Which is way too much.

So here's the short version

1- Dennis is right and use big sheets

2- make round holes, they tear less.

3- pick up and store plastic away from winter UV

4- don't worry about the weeds and grass. do not till, add compost only at the holes, before putting down the plastic. Water only until the plants are established. A week or 2. No irrigation needed. Ever. Well, maybe in the SW.

5- soil is 5° cooler under black plastic in the summer (Rodale c.1985).

6- Relax,

until Mid August then protect from fifty-five°

I'm not kidding!

The long version.

I have been raising melons, tomatoes, eggplant, peppers and more, using six mil or thicker black plastic since the nineteen seventies. My parents started with ten mil (I think), which I inherited and it lasted eight years of leaving it out year round. The winter UV finally killed iit.

My first suggestion is that you roll it up and store it in a dark place. I get six years or more out of six mil black.

Pre-drilling with inch holes is a great idea and I'll try it at about one foot intervals. I just poke holes in puddles when they appear. His nail on a broomstick in a better idea than my method of using whatever is at hand. Why?

Because plastic tears in a line. If you make a longitudinal cut, instead of a round hole or puncture, in later years it will tear more easily.

So, do not make your planting holes with an "x". Make them round with scissors, or as I do. I cut both ends of a can, around four to five in diam, hold it with vise grips and heat the other end with a propane torch. Take a deep breath and psst, cut a nice round, sealed hole and put the circle in a trash bsg . For melons I use six foot diagonal spacing. Less for tomatoes, even less for peppers, eggplant, basil, etc. Plan well, because that's the configuration for years to come. I often use twenty by twenty sheets so I could just turn it each year for crop rotation. You might just slide it down the length of the garden, if north south orientation augers against turning the layout

Now, its about time to plant. Clear plastic will heat up your ground before you plant. Black plastic will not. Clear plastic solarization is thought by some to disturb/ destroy the beneficial biota of you topsoil. So heat with caution and read more to find your way. That aside: in spite of the wind, lay the black plastic on the need to weed or cultivate. Drive a short stake into the center of each hole. Pick up the plastic and prepare the area at each stake as you wish. I try to remove a half bushel or more of soil to my compost and fill each hole with a compost soil mix. Replace the plastic. Batten down the edges with soil, stones boards, etc. Plant and water individually, as needed for a week or two.

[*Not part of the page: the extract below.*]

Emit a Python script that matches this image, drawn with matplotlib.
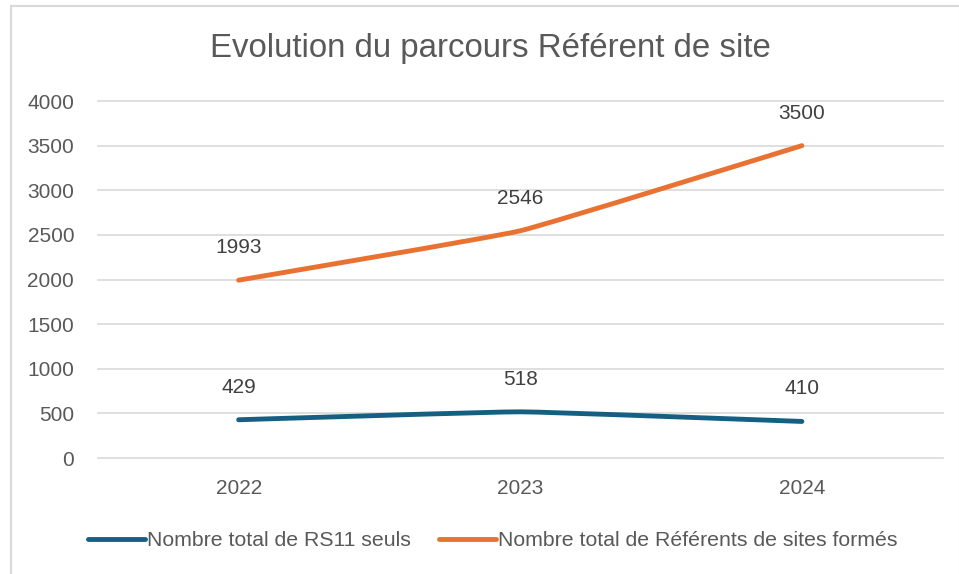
import matplotlib
matplotlib.use('Agg')
import matplotlib.pyplot as plt
from matplotlib.path import Path
from matplotlib.patches import PathPatch, Rectangle
import numpy as np

years = ['2022', '2023', '2024']
rs11_seuls = [429, 518, 410]
referents_formes = [1993, 2546, 3500]
series_names = ['Nombre total de RS11 seuls', 'Nombre total de Référents de sites formés']
series_colors = ['#156082', '#E97132']
yticks = [0, 500, 1000, 1500, 2000, 2500, 3000, 3500, 4000]

plt.rcParams['font.family'] = ['Liberation Sans', 'DejaVu Sans']

txt = '#595959'


def smooth_path(xs, ys, t=0.15):
    # Excel style smoothed line: cubic bezier through the points (Catmull-Rom)
    pts = list(zip(xs, ys))
    verts = [pts[0]]
    codes = [Path.MOVETO]
    for i in range(len(pts) - 1):
        p0 = pts[i - 1] if i > 0 else pts[i]
        p1 = pts[i]
        p2 = pts[i + 1]
        p3 = pts[i + 2] if i + 2 < len(pts) else pts[i + 1]
        c1 = (p1[0] + (p2[0] - p0[0]) * t / 3, p1[1] + (p2[1] - p0[1]) * t / 3)
        c2 = (p2[0] - (p3[0] - p1[0]) * t / 3, p2[1] - (p3[1] - p1[1]) * t / 3)
        verts += [c1, c2, p2]
        codes += [Path.CURVE4] * 3
    return Path(verts, codes)


fig = plt.figure(figsize=(9.59, 5.74), dpi=100)
ax = fig.add_axes([0.102, 0.202, 0.881, 0.622])

x = np.arange(len(years)) + 0.5
for vals, col, name in zip([rs11_seuls, referents_formes], series_colors, series_names):
    ax.add_patch(PathPatch(smooth_path(x, vals), facecolor='none', edgecolor=col,
                           lw=3.5, capstyle='round', joinstyle='round'))
    ax.plot([], [], color=col, lw=3.5, solid_capstyle='round', label=name)
    for xi, v in zip(x, vals):
        ax.annotate(str(v), (xi, v), xytext=(0, 23.5), textcoords='offset points',
                    ha='center', va='center', fontsize=15, color='#404040')

ax.set_xlim(0, 3)
ax.set_ylim(0, 4000)
ax.set_yticks(yticks)
ax.set_xticks(x)
ax.set_xticklabels(years)
ax.grid(axis='y', color='#D9D9D9', lw=1.2)
for gl in ax.get_ygridlines():
    gl.set_clip_on(False)
ax.set_axisbelow(True)
for s in ax.spines.values():
    s.set_visible(False)
ax.tick_params(length=0, labelsize=15, labelcolor=txt)
ax.tick_params(axis='y', pad=17)
ax.tick_params(axis='x', pad=15)

fig.text(0.511, 0.915, 'Evolution du parcours Référent de site', ha='center', va='center',
         fontsize=23.8, color=txt)

leg = fig.legend(loc='center', bbox_to_anchor=(0.5136, 0.0575), ncol=2, frameon=False,
                 prop={'size': 15.3}, handlelength=2.7, handletextpad=0.1,
                 columnspacing=1.3)
for t in leg.get_texts():
    t.set_color(txt)

fig.patches.append(Rectangle((0.011, -0.01), 0.99, 1.0, transform=fig.transFigure,
                             fill=False, edgecolor='#D9D9D9', lw=1.5))

fig.savefig('out.png', dpi=100)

Then forget about it. You may need to weed three inches on all sides of each plant. You will not need irrigation. You have stopped evaporation. The ground in most regions is wet when you plant. It will stay perfectly moist all summer. I have had a few six week periods of eighty to a hundred degrees and no rain w/o water stress. Rodale tested mulches sometime in the eighties and determined that six mil black plastic kept the soil five degrees cooler than bare soil.

For me the major problem with melon production is that i crowd them. So stepping on the vines as I pick and some mildew. I do not lift the melons off the plastic, but puncture a puddle occupied by a melon. Bigger still is that after over thirty years, I cannot tell if a watermelon is ripe.

Beware the heartbreak of late collapse in canteloupes! Fifty-five degrees will make you cry in the August dawn. Get some cover material and get out there on that cool evening, when the clouds go away. A few nights later,you can relax until fall. That's for Western Oregon, Wash, Penna, and the garden state. In NH prepare to keep the patch above fifty- five.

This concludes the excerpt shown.